§ Short task
Only the lines from the one containing "Clone this chart in D3.js." through the one containing "const yearSpans = [2,2,2,2,1];" are wanted. Give them again exactly, both ends included.

§ Exercise material
## START

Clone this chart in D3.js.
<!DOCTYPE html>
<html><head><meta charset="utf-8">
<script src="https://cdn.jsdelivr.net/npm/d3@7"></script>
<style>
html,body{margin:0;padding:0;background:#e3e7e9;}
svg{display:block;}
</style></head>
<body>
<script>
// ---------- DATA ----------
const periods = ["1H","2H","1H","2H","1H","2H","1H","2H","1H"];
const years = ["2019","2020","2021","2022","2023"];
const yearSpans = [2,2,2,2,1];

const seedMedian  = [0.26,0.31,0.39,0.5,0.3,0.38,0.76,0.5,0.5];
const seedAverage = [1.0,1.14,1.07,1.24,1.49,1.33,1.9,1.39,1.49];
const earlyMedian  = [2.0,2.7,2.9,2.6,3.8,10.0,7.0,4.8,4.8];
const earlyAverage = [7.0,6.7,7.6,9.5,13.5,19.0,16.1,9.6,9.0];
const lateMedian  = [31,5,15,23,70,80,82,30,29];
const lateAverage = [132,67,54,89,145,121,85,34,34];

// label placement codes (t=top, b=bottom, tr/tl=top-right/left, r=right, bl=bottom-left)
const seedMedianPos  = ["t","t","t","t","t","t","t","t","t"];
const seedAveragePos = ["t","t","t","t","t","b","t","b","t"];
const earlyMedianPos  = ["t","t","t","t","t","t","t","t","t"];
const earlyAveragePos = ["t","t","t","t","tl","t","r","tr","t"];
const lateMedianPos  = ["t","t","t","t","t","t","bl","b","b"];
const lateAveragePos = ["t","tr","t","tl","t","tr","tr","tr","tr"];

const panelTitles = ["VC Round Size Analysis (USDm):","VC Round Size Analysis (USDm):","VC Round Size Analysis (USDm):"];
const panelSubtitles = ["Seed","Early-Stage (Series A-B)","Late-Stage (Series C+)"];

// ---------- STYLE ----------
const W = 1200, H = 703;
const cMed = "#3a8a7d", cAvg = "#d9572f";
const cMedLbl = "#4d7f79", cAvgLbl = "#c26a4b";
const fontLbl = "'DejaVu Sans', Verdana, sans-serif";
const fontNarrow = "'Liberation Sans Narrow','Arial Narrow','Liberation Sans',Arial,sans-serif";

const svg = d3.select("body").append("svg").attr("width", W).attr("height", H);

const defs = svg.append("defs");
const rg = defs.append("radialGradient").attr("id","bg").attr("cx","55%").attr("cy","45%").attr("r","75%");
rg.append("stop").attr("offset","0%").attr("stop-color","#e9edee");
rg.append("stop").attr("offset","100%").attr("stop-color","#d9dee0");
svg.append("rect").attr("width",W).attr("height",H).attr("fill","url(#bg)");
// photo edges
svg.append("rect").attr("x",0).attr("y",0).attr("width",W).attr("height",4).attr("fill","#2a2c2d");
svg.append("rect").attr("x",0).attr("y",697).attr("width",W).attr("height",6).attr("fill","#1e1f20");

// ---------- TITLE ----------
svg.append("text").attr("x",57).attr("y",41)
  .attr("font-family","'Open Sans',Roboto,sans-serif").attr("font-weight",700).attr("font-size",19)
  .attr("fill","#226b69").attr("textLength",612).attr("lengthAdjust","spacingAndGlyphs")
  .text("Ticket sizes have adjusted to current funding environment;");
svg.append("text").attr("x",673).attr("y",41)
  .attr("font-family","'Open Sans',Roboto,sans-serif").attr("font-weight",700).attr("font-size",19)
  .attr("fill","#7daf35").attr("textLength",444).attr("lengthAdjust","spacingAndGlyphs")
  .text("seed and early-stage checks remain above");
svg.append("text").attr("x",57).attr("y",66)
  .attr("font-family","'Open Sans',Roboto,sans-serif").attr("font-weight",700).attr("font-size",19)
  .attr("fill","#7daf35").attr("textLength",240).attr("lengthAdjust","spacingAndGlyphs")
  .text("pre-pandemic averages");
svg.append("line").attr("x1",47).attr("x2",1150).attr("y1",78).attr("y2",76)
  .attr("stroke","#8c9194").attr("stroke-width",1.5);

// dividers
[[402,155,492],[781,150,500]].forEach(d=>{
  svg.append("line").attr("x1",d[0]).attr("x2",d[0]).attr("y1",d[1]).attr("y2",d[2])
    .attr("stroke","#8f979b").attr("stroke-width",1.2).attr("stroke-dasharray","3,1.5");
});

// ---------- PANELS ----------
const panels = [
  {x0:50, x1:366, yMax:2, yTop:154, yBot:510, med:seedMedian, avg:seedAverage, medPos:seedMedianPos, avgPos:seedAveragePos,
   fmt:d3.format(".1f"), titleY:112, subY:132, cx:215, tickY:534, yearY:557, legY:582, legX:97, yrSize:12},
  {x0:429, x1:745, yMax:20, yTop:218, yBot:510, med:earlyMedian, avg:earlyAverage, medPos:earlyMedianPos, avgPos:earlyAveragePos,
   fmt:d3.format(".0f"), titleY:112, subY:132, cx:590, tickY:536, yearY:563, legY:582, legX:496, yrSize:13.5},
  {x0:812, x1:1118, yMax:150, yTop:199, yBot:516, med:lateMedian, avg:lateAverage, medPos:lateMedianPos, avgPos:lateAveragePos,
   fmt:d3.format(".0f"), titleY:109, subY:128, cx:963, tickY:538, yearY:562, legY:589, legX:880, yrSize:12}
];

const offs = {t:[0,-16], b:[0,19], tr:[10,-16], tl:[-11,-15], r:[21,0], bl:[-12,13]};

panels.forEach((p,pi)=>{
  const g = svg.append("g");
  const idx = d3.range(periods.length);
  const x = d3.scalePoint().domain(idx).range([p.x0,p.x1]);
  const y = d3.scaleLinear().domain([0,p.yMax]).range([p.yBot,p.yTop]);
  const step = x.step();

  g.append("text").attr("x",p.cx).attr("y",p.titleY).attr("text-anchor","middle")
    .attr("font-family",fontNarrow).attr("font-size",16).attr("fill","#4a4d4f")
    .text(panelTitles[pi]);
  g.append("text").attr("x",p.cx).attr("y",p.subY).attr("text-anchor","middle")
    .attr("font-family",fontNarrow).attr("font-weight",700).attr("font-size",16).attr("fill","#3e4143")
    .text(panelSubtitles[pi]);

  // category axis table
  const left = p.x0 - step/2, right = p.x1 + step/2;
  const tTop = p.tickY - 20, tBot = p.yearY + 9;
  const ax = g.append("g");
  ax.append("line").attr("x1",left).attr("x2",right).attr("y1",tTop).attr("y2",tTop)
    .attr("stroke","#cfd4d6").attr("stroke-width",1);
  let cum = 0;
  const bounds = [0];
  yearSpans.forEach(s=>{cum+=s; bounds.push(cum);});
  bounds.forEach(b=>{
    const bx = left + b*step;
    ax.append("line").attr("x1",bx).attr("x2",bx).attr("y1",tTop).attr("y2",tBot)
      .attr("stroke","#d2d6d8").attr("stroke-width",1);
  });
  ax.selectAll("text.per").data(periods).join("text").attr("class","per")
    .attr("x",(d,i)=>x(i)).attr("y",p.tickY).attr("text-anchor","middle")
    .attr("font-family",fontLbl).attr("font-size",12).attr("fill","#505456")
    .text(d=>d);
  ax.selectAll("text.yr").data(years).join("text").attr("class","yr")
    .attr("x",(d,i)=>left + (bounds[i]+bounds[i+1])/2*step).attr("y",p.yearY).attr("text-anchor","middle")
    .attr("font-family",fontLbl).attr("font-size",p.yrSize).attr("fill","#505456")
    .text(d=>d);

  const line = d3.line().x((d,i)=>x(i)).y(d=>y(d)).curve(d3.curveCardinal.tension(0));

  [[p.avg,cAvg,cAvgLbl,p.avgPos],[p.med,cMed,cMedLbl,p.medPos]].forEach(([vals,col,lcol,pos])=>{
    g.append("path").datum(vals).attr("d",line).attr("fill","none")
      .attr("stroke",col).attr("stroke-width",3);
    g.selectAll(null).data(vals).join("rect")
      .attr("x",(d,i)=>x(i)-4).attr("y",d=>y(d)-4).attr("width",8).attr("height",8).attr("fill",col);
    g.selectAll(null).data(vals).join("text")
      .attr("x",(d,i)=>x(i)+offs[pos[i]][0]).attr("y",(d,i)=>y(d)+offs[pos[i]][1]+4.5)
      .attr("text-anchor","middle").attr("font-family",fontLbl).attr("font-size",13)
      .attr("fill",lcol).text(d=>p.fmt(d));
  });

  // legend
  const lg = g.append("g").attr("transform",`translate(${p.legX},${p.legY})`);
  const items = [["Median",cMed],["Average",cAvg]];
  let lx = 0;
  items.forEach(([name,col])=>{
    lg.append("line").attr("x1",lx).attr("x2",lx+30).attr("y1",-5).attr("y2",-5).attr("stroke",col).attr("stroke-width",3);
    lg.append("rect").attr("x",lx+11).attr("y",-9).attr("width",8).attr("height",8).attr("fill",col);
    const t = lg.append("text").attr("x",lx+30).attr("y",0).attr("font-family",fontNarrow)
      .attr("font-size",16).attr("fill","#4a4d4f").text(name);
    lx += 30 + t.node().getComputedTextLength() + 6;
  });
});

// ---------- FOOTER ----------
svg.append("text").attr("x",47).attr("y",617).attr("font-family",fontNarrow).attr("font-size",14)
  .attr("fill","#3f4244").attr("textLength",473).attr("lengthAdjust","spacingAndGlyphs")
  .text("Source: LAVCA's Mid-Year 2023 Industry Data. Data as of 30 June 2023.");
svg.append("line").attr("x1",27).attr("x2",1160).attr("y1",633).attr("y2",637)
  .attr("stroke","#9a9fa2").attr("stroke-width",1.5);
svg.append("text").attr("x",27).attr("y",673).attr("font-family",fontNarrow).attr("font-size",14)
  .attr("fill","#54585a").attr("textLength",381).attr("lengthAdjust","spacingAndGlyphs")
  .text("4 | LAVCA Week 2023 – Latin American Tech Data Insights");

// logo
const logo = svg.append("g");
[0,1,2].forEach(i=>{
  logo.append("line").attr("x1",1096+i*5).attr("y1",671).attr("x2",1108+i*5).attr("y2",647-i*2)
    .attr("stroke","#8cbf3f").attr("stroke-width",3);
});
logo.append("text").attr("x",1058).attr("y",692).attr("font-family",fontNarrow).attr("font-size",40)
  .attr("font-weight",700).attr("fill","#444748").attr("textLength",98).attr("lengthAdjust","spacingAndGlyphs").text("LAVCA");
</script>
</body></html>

## END
## START

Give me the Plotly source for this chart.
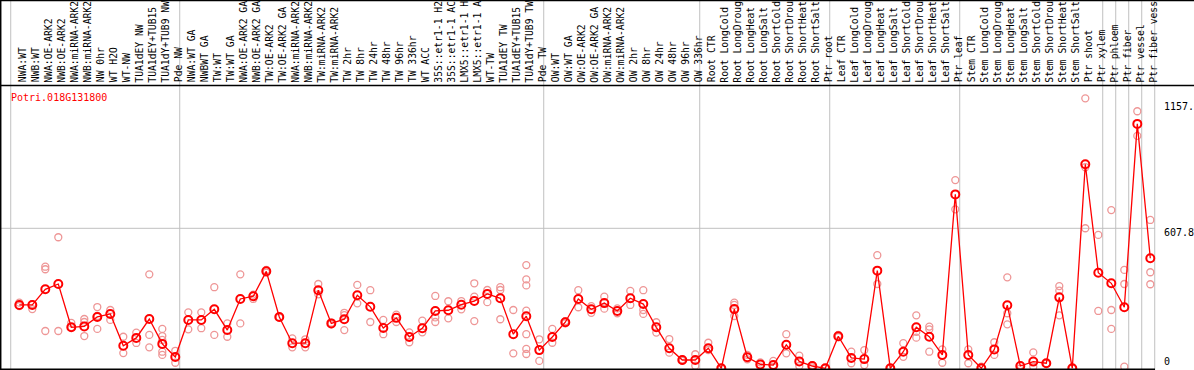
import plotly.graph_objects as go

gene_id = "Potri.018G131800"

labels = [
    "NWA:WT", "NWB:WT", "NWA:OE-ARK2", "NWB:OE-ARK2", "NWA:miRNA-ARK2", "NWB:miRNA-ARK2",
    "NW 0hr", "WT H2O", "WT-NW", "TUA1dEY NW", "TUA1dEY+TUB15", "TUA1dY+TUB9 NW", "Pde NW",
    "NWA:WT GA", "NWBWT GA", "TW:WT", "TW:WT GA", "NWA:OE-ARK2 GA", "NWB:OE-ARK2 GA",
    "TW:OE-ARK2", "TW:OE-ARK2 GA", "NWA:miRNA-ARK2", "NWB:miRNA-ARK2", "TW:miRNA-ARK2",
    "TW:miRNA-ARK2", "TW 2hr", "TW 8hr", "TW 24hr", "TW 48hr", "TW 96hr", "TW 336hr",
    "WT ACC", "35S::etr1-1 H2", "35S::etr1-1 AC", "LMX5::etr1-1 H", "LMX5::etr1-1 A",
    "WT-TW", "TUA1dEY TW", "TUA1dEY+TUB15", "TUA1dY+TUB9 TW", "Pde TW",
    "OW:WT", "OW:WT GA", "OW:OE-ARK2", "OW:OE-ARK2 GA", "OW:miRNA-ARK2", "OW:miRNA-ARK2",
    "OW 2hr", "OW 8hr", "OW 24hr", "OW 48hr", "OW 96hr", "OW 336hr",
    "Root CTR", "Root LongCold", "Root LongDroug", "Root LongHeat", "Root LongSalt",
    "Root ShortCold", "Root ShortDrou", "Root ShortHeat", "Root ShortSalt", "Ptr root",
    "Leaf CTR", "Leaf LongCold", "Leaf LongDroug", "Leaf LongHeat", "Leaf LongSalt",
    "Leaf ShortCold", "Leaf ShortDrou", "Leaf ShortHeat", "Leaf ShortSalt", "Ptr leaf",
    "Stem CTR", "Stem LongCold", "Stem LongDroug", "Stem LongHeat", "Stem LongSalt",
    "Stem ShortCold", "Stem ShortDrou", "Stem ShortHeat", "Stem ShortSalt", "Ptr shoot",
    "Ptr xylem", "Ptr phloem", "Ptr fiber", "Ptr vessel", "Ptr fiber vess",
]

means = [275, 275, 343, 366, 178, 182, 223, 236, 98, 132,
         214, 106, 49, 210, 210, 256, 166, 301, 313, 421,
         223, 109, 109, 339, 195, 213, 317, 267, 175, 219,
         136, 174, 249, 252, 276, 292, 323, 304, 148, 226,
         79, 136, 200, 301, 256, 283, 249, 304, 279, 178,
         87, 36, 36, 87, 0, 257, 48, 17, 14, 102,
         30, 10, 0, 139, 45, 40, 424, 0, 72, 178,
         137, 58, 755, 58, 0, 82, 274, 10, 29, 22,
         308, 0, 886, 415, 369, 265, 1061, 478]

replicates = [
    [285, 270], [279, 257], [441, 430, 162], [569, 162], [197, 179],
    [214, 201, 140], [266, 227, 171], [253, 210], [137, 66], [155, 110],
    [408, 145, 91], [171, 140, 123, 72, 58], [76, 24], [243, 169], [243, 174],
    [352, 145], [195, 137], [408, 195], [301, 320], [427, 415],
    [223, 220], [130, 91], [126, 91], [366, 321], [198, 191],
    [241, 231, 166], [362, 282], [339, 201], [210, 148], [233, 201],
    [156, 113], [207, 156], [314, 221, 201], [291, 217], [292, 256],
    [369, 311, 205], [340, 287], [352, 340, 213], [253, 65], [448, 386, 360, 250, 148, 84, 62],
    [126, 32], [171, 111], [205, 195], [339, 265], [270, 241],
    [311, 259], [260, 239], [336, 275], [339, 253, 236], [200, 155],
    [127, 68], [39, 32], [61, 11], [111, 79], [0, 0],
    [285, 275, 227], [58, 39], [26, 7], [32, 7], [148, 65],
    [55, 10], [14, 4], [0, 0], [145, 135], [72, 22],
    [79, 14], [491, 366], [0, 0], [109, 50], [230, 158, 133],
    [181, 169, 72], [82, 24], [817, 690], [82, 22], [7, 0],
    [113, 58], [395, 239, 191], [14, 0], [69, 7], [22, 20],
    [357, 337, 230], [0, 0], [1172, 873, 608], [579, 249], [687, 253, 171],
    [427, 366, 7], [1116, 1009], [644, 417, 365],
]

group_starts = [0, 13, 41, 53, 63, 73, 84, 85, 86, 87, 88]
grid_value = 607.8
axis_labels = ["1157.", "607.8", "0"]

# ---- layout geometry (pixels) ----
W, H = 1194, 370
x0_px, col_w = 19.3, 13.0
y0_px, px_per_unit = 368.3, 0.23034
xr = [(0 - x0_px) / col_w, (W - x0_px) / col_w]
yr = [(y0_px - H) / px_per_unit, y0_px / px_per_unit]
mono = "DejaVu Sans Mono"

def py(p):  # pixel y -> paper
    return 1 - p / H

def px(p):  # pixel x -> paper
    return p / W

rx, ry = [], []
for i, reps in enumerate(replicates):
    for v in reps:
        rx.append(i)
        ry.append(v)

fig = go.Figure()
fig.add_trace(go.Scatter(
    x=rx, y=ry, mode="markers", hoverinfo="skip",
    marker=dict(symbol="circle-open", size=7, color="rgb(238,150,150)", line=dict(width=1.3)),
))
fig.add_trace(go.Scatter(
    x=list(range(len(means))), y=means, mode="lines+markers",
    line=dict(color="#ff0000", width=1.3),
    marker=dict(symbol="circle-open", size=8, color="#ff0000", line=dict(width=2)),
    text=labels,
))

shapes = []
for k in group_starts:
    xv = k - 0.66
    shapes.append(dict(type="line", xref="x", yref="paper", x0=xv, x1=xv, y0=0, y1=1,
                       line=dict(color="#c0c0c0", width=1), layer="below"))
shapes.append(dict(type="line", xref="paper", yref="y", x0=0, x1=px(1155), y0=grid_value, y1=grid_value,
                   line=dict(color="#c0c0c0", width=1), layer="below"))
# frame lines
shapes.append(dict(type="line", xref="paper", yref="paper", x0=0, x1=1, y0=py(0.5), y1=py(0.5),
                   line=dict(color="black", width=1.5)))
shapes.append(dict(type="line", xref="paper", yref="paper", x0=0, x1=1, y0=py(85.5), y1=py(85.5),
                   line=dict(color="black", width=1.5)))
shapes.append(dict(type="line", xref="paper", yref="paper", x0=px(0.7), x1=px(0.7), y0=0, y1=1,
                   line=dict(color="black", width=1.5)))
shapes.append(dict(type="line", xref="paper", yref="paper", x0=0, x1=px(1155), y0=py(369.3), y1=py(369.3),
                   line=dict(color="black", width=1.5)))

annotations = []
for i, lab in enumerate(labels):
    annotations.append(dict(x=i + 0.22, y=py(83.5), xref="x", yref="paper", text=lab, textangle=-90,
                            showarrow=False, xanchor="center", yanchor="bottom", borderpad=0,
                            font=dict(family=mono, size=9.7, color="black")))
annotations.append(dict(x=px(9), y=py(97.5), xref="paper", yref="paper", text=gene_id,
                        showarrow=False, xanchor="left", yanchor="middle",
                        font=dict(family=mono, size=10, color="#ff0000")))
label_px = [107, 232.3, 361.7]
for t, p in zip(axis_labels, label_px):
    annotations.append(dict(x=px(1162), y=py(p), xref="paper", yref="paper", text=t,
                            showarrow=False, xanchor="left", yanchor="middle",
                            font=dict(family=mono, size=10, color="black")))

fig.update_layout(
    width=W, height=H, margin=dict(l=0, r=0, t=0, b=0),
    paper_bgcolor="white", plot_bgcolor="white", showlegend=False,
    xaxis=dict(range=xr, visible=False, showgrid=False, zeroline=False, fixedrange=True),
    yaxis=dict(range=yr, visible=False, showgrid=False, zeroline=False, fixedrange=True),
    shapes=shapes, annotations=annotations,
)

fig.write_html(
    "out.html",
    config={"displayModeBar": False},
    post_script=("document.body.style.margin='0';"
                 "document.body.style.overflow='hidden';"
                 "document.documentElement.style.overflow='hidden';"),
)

## END

§ Output below
Clone this chart in D3.js.
<!DOCTYPE html>
<html><head><meta charset="utf-8">
<script src="https://cdn.jsdelivr.net/npm/d3@7"></script>
<style>
html,body{margin:0;padding:0;background:#e3e7e9;}
svg{display:block;}
</style></head>
<body>
<script>
// ---------- DATA ----------
const periods = ["1H","2H","1H","2H","1H","2H","1H","2H","1H"];
const years = ["2019","2020","2021","2022","2023"];
const yearSpans = [2,2,2,2,1];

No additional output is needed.